Now that I've gotten used to that fact, I am enjoying the book more. I don't think I've gotten to the "provocative new assertions." So far it's a nice, well-written account of a scholar's perspective on the formation of the Bible. Some of it is helpful, some of it is interesting, some of it is just standard stuff, but it's all easy to read, so that's nice.
When I move along in the book, or get to the stuff that is provocative and new, I might check back in and offer some other reflections. Now here are a few points of interest.
Some interesting suggestions:
- "As with the bards in ancient Greece who recited the poems of Homer, the stories of Israel were performed by professionals, undoubtedly with local variations" (ch. 1, loc. 323).

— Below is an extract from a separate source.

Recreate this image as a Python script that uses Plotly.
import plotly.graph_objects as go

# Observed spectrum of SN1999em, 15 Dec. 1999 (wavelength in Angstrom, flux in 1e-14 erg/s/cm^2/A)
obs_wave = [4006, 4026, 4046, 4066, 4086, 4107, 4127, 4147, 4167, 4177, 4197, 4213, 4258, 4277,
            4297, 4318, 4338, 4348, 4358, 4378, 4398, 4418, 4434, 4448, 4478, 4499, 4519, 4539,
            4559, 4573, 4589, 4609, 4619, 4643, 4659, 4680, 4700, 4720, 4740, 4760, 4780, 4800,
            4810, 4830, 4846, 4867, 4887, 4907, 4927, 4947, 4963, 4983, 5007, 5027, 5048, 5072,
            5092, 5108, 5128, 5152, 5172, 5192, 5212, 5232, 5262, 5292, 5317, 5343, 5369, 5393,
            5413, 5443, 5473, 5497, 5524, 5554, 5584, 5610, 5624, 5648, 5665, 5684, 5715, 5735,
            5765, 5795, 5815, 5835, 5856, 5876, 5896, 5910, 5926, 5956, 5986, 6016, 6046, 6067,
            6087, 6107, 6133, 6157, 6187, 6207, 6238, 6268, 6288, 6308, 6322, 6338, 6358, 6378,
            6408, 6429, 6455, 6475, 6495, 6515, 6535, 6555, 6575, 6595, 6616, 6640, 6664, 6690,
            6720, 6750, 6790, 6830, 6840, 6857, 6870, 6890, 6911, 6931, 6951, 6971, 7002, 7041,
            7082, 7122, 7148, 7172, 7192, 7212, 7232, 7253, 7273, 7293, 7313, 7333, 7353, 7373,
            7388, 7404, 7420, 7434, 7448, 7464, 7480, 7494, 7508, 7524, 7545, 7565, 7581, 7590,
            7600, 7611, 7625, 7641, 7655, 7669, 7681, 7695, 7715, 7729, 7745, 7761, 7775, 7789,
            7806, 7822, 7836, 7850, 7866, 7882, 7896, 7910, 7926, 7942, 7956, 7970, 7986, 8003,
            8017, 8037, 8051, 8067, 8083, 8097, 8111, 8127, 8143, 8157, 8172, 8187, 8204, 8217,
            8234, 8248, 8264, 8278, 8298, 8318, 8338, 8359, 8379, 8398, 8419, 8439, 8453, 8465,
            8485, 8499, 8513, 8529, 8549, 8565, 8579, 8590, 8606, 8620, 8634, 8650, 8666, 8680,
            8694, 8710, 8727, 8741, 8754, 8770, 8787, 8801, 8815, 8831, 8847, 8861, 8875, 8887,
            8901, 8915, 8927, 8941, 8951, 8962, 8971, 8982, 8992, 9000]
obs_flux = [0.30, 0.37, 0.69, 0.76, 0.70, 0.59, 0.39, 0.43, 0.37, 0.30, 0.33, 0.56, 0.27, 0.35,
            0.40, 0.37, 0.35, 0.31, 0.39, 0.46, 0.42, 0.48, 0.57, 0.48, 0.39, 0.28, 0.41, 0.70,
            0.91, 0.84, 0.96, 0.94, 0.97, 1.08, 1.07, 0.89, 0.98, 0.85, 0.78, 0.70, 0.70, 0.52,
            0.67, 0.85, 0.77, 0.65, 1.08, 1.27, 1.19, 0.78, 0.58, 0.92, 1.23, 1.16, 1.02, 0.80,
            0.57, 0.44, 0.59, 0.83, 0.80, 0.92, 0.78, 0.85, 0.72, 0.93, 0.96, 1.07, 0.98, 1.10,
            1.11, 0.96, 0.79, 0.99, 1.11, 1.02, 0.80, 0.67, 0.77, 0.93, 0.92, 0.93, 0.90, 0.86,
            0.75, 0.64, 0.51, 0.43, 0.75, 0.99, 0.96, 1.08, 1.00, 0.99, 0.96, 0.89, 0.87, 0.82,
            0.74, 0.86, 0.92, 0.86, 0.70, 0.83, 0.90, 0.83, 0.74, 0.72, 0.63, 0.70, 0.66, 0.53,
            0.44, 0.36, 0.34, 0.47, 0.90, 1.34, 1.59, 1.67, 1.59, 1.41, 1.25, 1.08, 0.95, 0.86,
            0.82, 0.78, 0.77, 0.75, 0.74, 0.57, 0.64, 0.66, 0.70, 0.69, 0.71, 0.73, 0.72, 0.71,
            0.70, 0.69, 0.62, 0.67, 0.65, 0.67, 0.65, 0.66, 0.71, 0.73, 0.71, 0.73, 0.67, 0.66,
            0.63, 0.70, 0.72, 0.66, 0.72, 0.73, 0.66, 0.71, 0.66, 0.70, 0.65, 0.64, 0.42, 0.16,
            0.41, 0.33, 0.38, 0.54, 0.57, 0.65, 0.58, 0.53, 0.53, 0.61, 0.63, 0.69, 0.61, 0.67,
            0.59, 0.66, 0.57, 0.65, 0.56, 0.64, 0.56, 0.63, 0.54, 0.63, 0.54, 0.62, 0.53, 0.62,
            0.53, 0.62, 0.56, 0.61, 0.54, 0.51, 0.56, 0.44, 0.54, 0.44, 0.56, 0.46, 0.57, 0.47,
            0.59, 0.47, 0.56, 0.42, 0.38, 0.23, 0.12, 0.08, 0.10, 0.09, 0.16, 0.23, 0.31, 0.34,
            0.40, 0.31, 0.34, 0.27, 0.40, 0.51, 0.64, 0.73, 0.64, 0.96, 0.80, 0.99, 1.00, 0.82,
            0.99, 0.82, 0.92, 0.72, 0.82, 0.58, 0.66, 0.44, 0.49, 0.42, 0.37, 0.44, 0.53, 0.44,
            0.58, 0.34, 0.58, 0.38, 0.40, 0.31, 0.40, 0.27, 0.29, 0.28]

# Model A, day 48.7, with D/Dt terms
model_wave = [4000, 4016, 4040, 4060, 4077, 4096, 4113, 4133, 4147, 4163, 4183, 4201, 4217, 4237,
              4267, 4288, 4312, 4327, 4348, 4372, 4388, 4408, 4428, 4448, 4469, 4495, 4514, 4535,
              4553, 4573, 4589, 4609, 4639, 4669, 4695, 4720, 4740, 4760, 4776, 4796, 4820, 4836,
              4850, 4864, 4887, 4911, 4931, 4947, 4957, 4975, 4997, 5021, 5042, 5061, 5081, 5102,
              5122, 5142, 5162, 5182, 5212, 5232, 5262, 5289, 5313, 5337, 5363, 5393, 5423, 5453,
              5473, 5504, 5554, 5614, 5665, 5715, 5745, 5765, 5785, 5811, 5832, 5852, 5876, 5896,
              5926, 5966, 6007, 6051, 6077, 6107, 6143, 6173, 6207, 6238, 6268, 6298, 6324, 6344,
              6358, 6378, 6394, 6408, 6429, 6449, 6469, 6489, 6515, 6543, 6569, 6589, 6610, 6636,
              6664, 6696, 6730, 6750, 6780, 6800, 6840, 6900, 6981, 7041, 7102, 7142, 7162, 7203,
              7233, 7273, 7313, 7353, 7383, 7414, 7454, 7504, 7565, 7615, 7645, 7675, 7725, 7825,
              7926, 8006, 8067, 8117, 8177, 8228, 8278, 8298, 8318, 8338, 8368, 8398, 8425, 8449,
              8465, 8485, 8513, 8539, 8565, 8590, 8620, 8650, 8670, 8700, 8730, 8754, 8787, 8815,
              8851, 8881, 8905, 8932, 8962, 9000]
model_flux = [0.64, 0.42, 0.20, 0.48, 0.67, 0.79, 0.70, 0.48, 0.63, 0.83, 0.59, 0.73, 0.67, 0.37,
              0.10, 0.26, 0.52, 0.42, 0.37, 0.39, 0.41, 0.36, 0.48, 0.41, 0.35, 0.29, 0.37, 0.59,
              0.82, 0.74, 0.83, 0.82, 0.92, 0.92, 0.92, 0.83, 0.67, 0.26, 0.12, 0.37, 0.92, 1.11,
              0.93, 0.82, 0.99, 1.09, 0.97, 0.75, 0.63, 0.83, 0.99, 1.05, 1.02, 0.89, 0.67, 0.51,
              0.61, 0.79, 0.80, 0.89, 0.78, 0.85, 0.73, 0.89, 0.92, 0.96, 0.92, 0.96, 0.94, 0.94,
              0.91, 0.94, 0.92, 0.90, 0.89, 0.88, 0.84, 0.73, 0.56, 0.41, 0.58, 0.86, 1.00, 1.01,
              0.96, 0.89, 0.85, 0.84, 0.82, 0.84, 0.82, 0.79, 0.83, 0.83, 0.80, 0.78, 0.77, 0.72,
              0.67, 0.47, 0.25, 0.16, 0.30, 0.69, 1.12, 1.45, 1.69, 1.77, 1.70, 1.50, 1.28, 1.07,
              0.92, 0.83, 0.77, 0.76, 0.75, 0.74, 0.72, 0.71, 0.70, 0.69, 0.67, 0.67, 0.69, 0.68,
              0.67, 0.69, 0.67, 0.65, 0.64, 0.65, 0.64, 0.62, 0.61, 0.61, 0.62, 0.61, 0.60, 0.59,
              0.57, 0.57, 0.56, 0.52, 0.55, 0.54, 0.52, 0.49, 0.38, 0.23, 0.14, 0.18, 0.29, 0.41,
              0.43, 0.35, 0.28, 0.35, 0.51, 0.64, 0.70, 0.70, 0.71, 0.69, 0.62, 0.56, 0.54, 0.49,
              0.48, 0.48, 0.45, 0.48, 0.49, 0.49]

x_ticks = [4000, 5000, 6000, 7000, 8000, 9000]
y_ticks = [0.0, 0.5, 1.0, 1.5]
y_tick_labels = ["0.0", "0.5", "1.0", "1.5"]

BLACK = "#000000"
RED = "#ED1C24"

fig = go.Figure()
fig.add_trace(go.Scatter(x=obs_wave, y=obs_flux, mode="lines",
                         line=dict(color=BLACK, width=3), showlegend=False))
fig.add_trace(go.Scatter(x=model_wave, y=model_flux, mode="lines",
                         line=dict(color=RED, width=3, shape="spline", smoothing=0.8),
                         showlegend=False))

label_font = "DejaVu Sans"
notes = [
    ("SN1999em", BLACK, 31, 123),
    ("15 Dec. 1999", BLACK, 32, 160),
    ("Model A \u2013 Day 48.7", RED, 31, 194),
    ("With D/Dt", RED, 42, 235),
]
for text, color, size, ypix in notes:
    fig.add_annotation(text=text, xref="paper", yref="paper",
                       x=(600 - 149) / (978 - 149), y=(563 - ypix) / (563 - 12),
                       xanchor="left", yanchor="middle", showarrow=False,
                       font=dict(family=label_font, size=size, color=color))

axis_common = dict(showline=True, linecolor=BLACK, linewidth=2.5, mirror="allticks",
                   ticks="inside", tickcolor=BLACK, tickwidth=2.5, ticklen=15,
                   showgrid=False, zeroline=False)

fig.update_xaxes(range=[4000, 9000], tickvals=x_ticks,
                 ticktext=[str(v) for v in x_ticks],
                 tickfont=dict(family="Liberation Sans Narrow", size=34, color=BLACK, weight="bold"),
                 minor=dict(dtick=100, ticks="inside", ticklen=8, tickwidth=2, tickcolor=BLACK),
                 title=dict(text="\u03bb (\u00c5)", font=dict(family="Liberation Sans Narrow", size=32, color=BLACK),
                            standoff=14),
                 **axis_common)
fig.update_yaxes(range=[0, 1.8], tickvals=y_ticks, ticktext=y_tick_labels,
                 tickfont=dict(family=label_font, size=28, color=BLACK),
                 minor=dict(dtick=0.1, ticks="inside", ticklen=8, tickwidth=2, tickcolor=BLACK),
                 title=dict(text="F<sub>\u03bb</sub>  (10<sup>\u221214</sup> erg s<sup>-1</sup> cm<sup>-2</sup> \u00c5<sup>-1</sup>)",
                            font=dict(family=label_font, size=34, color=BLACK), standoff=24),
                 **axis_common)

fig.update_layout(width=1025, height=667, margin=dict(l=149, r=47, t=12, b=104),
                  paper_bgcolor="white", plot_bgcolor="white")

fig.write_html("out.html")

In the footnote, he says: "There is, admittedly, no firm evidence for the existence of bards in ancient Israel. Nevertheless, the practice of reciting oral stories was widespread throughout antiquity and this seems to be the most plausible social context for such legends" (ch. 1 n. 7).

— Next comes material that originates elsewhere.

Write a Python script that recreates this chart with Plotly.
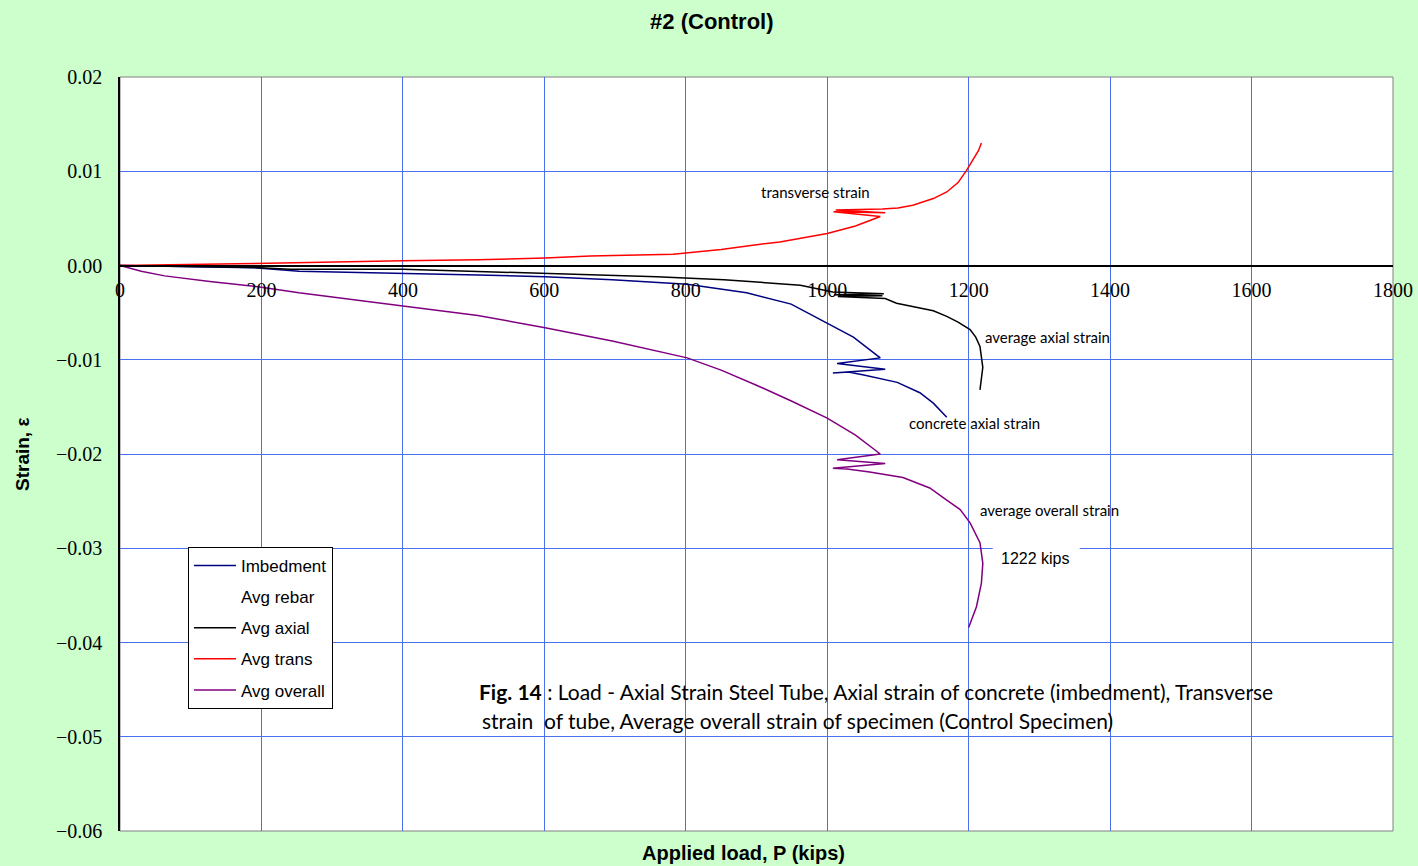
import plotly.graph_objects as go

# ---------------- data ----------------
imb_load = [0, 60, 190, 253, 400, 506, 601, 696, 802, 886, 949, 1000, 1037, 1075,
            1014, 1082, 1008, 1030, 1050, 1099, 1131, 1150, 1169]
imb_strain = [0, -0.0001, -0.00025, -0.0006, -0.0008, -0.001, -0.0012, -0.0015, -0.002,
              -0.0029, -0.0041, -0.0061, -0.0076, -0.0098, -0.0104, -0.0110, -0.0114,
              -0.0113, -0.0116, -0.0124, -0.0135, -0.0146, -0.0161]

axial_load = [0, 100, 190, 240, 400, 494, 633, 759, 854, 962, 1008, 1080, 1010, 1078,
              1015, 1082, 1098, 1125, 1150, 1169, 1185, 1202, 1210, 1216, 1220, 1216]
axial_strain = [0, -0.0001, -0.0002, -0.0004, -0.0004, -0.0006, -0.0009, -0.0012, -0.0015,
                -0.0021, -0.0028, -0.0030, -0.0031, -0.0032, -0.0033, -0.0035, -0.0040,
                -0.0044, -0.0048, -0.0054, -0.0060, -0.0068, -0.0076, -0.0086, -0.0108,
                -0.0132]

trans_load = [0, 100, 190, 400, 506, 601, 665, 782, 850, 900, 933, 1000, 1040, 1075,
              1009, 1082, 1012, 1078, 1100, 1121, 1150, 1169, 1185, 1197, 1207, 1214, 1218]
trans_strain = [0, 0.0001, 0.0002, 0.0005, 0.0006, 0.0008, 0.0010, 0.0012, 0.0017, 0.0022,
                0.0025, 0.0034, 0.0042, 0.0052, 0.0057, 0.0056, 0.0059, 0.0060, 0.0061,
                0.0064, 0.0071, 0.0078, 0.0088, 0.0101, 0.0113, 0.0122, 0.0130]

overall_load = [0, 30, 63, 127, 200, 253, 400, 506, 601, 696, 802, 850, 900, 950, 1000,
                1040, 1075, 1014, 1082, 1008, 1028, 1060, 1107, 1145, 1169, 1188, 1202,
                1216, 1220, 1218, 1211, 1200]
overall_strain = [0, -0.0006, -0.0011, -0.0017, -0.0023, -0.0029, -0.0043, -0.0053, -0.0066,
                  -0.0080, -0.0098, -0.0111, -0.0127, -0.0144, -0.0162, -0.0180, -0.0200,
                  -0.0206, -0.0210, -0.0215, -0.0216, -0.0219, -0.0225, -0.0236, -0.0249,
                  -0.0259, -0.0273, -0.0294, -0.0316, -0.0337, -0.0362, -0.0384]

series_names = ["Imbedment", "Avg rebar", "Avg axial", "Avg trans", "Avg overall"]
x_ticks = [0, 200, 400, 600, 800, 1000, 1200, 1400, 1600, 1800]
y_ticks = [0.02, 0.01, 0.0, -0.01, -0.02, -0.03, -0.04, -0.05, -0.06]

# ---------------- figure ----------------
fig = go.Figure()
fig.add_trace(go.Scatter(x=imb_load, y=imb_strain, mode="lines", name=series_names[0],
                         line=dict(color="#000080", width=1.5), legendgroup="a"))
fig.add_trace(go.Scatter(x=[None], y=[None], mode="lines", name=series_names[1],
                         line=dict(color="white", width=1.5), legendgroup="b"))
fig.add_trace(go.Scatter(x=axial_load, y=axial_strain, mode="lines", name=series_names[2],
                         line=dict(color="black", width=1.5), legendgroup="c"))
fig.add_trace(go.Scatter(x=trans_load, y=trans_strain, mode="lines", name=series_names[3],
                         line=dict(color="#FF0000", width=1.5), legendgroup="d"))
fig.add_trace(go.Scatter(x=overall_load, y=overall_strain, mode="lines", name=series_names[4],
                         line=dict(color="#800080", width=1.5), legendgroup="e"))

grid_col = "#4A70F0"
serif = "Liberation Serif, Times New Roman, serif"
sans = "Liberation Sans, Arial, sans-serif"
cal = "Lato, Open Sans, sans-serif"

fig.update_layout(
    width=1418, height=866,
    paper_bgcolor="#CCFFCC", plot_bgcolor="white",
    margin=dict(l=120, r=25, t=77, b=35, autoexpand=False),
    title=dict(text="<b>#2 (Control)</b>", x=0.502, xanchor="center", y=0.9758,
               yanchor="middle", font=dict(family=sans, size=22, color="black")),
    showlegend=True,
    legend=dict(x=0.0534, y=0.3767, xanchor="left", yanchor="top",
                bgcolor="white", bordercolor="black", borderwidth=1,
                font=dict(family=sans, size=17, color="black"),
                tracegroupgap=6, itemwidth=42),
    xaxis=dict(range=[0, 1800], tickvals=x_ticks, ticktext=[str(v) for v in x_ticks],
               showgrid=True, gridcolor=grid_col, gridwidth=1, zeroline=False,
               showline=True, linecolor="black", linewidth=1.5, automargin=False,
               anchor="free", position=0.75,
               ticks="outside", ticklen=7, tickcolor="rgba(0,0,0,0)",
               tickfont=dict(family=serif, size=20, color="black")),
    yaxis=dict(range=[-0.06, 0.02], tickvals=y_ticks, tickformat=".2f",
               showgrid=True, gridcolor=grid_col, gridwidth=1, zeroline=False,
               showline=True, linecolor="black", linewidth=1.5, automargin=False,
               ticks="outside", ticklen=12, tickcolor="rgba(0,0,0,0)",
               tickfont=dict(family=serif, size=20, color="black")),
)

# plot frame (gray)
fig.add_shape(type="rect", xref="paper", yref="paper", x0=0, y0=0, x1=1, y1=1,
              line=dict(color="#808080", width=1), layer="below")
# white patch behind "1222 kips" covering the grid line
fig.add_shape(type="rect", xref="x", yref="y", x0=1234, x1=1357, y0=-0.0330, y1=-0.0293,
              fillcolor="white", line=dict(width=0), layer="between")

ann_font = dict(family=cal, size=15, color="black")
fig.add_annotation(x=983, y=0.0078, text="transverse strain", showarrow=False,
                   xanchor="center", yanchor="middle", font=ann_font)
fig.add_annotation(x=1220, y=-0.0076, text="average axial strain", showarrow=False,
                   xanchor="left", yanchor="middle", font=ann_font)
fig.add_annotation(x=1113, y=-0.0167, text="concrete axial strain", showarrow=False,
                   xanchor="left", yanchor="middle", font=ann_font)
fig.add_annotation(x=1213, y=-0.0259, text="average overall strain", showarrow=False,
                   xanchor="left", yanchor="middle", font=ann_font)
fig.add_annotation(x=1243, y=-0.0311, text="1222 kips", showarrow=False,
                   xanchor="left", yanchor="middle",
                   font=dict(family=sans, size=16, color="black"))

cap_font = dict(family=cal, size=21, color="black")
fig.add_annotation(xref="paper", yref="paper", x=0.2804, y=0.1844,
                   text="<b>Fig. 14</b> : Load - Axial Strain Steel Tube, Axial strain of concrete (imbedment), Transverse",
                   showarrow=False, xanchor="left", yanchor="middle", font=cap_font)
fig.add_annotation(xref="paper", yref="paper", x=0.2828, y=0.1472,
                   text="strain  of tube, Average overall strain of specimen (Control Specimen)",
                   showarrow=False, xanchor="left", yanchor="middle", font=cap_font)

fig.add_annotation(xref="paper", yref="paper", x=-0.077, y=0.5, text="<b>Strain, ε</b>",
                   textangle=-90, showarrow=False, xanchor="center", yanchor="middle",
                   font=dict(family=sans, size=19, color="black"))
fig.add_annotation(xref="paper", yref="paper", x=0.490, y=-0.0292,
                   text="<b>Applied load, P (kips)</b>", showarrow=False,
                   xanchor="center", yanchor="middle",
                   font=dict(family=sans, size=20, color="black"))

fig.write_html("out.html", config={"displayModeBar": False},
               post_script="document.body.style.margin='0';document.body.style.overflow='hidden';")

- "Jeremiah here [at Jer 8:8] might be condemning not the core of Deuteronomy itself--whose basic message and language he echoes--but the Deuteronomistic history that appropriates it" (ch. 2, loc. 781). This is an interesting contrast with, inter alios, van der Toorn, who says that Jeremiah is condemning Deuteronomy (Scribal Culture, p. 35; van der Toorn cites already Karl Marti from 1889).
- As for Ezra's "book of the Torah of Moses," Satlow says this was not our Pentateuch: "it seems likely that Ezra's scroll contains passages from both P and D (and H) sources, although not necessarily in the order or way that they survive in the modern Pentateuch" (ch. 4, loc 1330). "Ezra shows no familiarity at all with J or E materials. This does not mean that he did not know them or that they did not exist, but that it is likely they were not part of his scroll" (loc. 1334). He then goes on to mention the problem of scroll size in relation to containing the entire Pentateuch on a single scroll, though he acknowledges that later Jewish practice does this very thing.
Again, this is not exactly groundbreaking stuff, but it's, perhaps, noteworthy, or at least sort of helpful to have this easy discussion from Satlow's perspective.
A couple of weird things:
- "[...] the Catholic Apocrypha, a collection of originally Jewish books that have been given limited canonical authority by the Roman Catholic Church" (ch. 6, loc. 1945). Okay, first of all the "Catholic Apocrypha" encompass books that are considered canonical for more than just the Roman Catholics. At least the Orthodox also, sort of, ascribe canonical authority to them, but other groups as well. Second, what is this business of "limited canonical authority"? There might be Catholic thinkers out there who would subscribe to this position (Satlow cites none), but that is not the official position. Their description as "deuterocanonical" has nothing to do with their authority and everything to do with the chronology by which they were understood to be authoritative. Actually, Trent did not even make any distinction among the protocanonical books and deuterocanonical books, and pronounced an anathema on anyone who did not accept any of them. (At least, that's how their decision has been received, even if it was not thus originally intended; see here, pp. 91-92.) The distinction we owe to Sixtus of Siena, who explicitly says that the term 'deuterocanonical' should not be read as diminishing the status or authority of these books.
- "Today the book [of 1 Enoch] can be most easily found in a scholarly collection known as the Pseudepigrapha [with a reference to the Charlesworth volumes]. First composed and named in the early twentieth century, the Pseudepigrapha collects 'falsely attributed' works that date to antiquity and are not part of the contemporary standard canons" (ch. 6, loc. 2025). I simply don't know what this means. I'll give him that last part, that 1 Enoch and Jubilees and such "are not part of the contemporary standard canons," but that is quite a slight on those like the Ethiopian Christians (and perhaps others?) who accept these books as canonical. But what does Satlow mean that the Pseudepigrapha [with the capital] was first composed and named in the early twentieth century? Is this a reference to the old volumes edited by R. H. Charles? But the pseudepigrapha--the writings in the collection--certainly weren't composed at this time, and neither were they collected and named for the first time then. On the modern history of this collection and its name, which goes back to the very early eighteenth century, see this JTS article by Annette Yoshiko Reed.